▸ SUPPLIED DATA
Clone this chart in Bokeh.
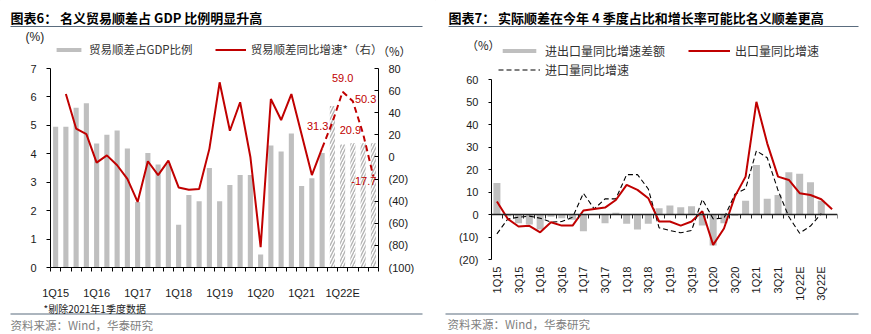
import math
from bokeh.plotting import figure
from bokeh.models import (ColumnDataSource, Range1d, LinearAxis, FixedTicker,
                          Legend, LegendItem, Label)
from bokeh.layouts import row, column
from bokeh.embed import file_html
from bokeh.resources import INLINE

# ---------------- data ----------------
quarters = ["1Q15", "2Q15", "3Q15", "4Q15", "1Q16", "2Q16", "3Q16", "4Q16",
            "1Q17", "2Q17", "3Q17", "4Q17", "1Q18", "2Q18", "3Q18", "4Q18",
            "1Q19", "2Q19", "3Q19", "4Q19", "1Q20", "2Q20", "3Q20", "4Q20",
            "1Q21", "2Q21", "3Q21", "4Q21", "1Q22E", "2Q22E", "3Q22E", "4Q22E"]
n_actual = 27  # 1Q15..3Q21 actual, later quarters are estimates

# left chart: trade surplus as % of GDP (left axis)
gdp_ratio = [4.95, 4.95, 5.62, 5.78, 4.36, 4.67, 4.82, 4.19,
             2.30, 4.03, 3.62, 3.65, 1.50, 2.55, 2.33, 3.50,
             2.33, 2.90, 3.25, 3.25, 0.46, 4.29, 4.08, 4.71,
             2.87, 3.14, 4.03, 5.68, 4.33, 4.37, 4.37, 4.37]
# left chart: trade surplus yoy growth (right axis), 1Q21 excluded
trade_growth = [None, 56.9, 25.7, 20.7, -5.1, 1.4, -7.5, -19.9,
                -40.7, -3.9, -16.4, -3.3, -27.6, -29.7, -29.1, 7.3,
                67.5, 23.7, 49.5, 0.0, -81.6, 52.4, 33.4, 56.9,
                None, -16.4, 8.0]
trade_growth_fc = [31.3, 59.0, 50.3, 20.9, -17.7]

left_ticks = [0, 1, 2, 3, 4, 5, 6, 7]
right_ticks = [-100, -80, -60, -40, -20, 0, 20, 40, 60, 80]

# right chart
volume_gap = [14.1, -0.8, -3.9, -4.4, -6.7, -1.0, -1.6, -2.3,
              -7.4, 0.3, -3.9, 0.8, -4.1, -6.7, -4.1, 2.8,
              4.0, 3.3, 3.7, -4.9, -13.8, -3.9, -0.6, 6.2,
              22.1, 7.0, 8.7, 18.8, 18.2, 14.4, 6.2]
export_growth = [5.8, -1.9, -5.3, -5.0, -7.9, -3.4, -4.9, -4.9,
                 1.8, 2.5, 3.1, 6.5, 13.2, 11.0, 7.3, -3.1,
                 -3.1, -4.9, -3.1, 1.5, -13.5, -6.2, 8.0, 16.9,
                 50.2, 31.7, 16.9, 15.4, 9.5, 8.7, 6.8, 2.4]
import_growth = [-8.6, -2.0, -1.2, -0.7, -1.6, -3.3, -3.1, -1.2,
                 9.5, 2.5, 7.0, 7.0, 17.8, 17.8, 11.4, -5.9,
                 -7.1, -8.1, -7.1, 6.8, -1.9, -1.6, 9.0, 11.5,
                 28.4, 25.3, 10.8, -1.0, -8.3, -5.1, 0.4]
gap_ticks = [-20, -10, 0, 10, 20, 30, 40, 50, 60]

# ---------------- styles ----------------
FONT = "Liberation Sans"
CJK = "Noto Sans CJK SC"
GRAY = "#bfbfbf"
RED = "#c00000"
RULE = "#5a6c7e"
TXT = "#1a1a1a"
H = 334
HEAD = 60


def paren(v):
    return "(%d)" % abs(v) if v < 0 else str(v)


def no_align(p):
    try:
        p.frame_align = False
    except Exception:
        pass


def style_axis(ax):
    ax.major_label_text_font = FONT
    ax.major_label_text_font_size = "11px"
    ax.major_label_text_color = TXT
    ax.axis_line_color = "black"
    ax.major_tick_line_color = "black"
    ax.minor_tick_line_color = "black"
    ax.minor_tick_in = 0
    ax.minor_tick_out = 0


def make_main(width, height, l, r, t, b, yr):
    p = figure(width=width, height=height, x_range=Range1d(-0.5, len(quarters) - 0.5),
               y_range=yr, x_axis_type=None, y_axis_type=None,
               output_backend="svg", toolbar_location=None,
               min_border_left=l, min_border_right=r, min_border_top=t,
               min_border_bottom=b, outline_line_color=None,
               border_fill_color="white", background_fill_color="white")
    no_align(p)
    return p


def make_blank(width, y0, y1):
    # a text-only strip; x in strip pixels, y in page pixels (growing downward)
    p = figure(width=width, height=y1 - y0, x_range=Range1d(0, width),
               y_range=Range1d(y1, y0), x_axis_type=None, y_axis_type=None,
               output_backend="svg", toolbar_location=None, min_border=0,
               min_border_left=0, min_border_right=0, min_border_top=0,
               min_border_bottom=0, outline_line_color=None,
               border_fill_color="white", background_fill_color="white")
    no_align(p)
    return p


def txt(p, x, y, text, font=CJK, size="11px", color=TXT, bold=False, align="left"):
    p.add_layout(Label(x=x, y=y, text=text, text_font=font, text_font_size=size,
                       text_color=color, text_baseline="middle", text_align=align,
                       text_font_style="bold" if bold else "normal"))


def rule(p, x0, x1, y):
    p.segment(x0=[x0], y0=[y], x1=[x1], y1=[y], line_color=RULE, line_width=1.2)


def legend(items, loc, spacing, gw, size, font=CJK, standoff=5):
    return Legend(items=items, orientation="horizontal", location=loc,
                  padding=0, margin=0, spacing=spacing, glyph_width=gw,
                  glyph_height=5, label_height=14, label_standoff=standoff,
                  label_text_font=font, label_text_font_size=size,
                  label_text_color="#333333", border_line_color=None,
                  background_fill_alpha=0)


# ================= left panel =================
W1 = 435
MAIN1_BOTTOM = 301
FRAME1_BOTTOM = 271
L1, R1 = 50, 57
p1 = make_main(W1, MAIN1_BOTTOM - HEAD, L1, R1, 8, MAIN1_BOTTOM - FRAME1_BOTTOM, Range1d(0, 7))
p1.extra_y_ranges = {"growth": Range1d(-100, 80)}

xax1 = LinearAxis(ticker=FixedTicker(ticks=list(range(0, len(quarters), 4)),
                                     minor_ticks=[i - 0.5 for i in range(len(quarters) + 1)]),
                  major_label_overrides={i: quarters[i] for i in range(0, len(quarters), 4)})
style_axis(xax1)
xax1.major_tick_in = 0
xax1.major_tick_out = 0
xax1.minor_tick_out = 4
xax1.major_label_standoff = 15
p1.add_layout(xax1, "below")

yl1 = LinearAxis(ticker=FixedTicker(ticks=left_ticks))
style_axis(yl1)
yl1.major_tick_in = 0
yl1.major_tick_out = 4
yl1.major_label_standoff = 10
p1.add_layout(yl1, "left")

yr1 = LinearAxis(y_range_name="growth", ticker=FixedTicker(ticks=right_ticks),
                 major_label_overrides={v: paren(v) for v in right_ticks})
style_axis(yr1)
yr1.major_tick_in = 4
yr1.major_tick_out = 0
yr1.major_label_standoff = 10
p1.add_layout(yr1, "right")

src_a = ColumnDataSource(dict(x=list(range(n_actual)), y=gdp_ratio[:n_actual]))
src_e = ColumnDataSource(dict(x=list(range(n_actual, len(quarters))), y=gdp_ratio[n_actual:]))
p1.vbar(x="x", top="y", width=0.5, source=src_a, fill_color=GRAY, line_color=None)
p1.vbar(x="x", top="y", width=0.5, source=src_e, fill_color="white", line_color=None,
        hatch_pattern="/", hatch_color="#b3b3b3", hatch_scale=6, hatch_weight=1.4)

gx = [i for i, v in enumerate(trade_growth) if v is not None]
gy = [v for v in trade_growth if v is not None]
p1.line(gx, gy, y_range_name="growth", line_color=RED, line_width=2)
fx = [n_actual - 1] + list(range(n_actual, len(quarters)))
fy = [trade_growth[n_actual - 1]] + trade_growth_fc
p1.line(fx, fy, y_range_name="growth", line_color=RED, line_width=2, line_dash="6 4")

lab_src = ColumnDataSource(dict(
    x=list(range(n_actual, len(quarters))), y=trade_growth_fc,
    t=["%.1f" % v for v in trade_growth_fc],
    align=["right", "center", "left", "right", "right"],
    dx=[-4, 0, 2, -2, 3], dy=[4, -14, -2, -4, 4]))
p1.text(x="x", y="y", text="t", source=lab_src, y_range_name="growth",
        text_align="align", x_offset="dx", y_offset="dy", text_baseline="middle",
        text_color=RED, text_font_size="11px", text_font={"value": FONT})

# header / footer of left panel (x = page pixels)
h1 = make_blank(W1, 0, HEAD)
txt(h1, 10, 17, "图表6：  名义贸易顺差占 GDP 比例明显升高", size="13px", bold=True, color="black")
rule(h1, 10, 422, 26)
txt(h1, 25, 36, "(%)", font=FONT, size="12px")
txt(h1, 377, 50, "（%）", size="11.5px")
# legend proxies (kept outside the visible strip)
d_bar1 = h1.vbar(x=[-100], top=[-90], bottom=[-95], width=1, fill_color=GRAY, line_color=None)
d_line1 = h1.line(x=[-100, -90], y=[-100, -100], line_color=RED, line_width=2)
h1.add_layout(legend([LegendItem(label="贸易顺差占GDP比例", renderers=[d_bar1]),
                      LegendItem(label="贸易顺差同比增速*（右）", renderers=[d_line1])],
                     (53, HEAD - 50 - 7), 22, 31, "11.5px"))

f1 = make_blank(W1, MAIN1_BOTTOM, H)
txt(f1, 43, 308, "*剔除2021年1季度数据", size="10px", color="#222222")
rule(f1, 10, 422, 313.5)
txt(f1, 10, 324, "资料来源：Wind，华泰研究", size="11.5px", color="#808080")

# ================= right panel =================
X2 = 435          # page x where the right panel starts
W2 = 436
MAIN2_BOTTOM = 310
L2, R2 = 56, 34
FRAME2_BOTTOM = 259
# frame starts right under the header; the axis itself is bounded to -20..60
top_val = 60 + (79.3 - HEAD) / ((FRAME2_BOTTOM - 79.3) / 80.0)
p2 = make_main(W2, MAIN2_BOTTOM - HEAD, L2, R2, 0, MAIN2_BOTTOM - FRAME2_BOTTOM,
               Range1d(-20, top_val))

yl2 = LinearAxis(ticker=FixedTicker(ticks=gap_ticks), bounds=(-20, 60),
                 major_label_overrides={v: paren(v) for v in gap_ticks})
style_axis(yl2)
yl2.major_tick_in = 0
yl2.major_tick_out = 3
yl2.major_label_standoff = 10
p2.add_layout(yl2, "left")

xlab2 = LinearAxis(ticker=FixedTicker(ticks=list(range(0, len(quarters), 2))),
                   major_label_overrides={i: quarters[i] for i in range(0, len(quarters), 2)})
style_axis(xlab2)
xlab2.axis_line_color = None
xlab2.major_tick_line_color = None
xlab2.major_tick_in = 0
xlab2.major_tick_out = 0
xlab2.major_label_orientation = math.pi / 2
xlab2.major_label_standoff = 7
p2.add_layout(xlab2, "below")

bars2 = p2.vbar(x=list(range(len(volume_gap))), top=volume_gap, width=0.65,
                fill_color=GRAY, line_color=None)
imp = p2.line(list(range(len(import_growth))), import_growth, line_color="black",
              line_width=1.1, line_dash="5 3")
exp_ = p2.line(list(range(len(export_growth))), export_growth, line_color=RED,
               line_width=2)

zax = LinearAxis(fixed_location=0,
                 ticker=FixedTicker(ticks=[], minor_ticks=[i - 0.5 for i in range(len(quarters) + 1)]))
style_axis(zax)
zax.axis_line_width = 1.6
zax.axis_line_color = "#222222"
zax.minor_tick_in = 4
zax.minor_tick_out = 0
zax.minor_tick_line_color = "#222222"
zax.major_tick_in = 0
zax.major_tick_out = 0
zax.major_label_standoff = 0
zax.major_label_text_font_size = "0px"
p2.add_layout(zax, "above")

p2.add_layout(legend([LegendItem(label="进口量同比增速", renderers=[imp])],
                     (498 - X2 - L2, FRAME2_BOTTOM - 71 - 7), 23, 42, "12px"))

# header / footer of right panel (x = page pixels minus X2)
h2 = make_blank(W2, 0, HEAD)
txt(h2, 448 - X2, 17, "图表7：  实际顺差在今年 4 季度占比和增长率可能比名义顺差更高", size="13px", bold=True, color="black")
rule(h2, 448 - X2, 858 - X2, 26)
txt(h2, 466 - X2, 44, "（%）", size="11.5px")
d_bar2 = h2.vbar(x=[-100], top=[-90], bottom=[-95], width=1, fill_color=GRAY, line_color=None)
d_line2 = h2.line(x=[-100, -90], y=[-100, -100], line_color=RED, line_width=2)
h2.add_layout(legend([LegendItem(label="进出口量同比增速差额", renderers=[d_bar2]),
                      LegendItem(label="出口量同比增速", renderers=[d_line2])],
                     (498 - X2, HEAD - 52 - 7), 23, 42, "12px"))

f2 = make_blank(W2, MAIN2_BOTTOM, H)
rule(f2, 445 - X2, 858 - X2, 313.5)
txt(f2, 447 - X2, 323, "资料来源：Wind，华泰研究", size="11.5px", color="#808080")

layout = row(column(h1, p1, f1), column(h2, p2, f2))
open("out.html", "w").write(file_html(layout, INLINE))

▸ EXERCISE DESCRIPTION
Make an exact copy of the lines from the top of the material through the line with "n_actual = 27", pictures excluded.

▸ TASK ANSWER
Clone this chart in Bokeh.
import math
from bokeh.plotting import figure
from bokeh.models import (ColumnDataSource, Range1d, LinearAxis, FixedTicker,
                          Legend, LegendItem, Label)
from bokeh.layouts import row, column
from bokeh.embed import file_html
from bokeh.resources import INLINE

# ---------------- data ----------------
quarters = ["1Q15", "2Q15", "3Q15", "4Q15", "1Q16", "2Q16", "3Q16", "4Q16",
            "1Q17", "2Q17", "3Q17", "4Q17", "1Q18", "2Q18", "3Q18", "4Q18",
            "1Q19", "2Q19", "3Q19", "4Q19", "1Q20", "2Q20", "3Q20", "4Q20",
            "1Q21", "2Q21", "3Q21", "4Q21", "1Q22E", "2Q22E", "3Q22E", "4Q22E"]
n_actual = 27  # 1Q15..3Q21 actual, later quarters are estimates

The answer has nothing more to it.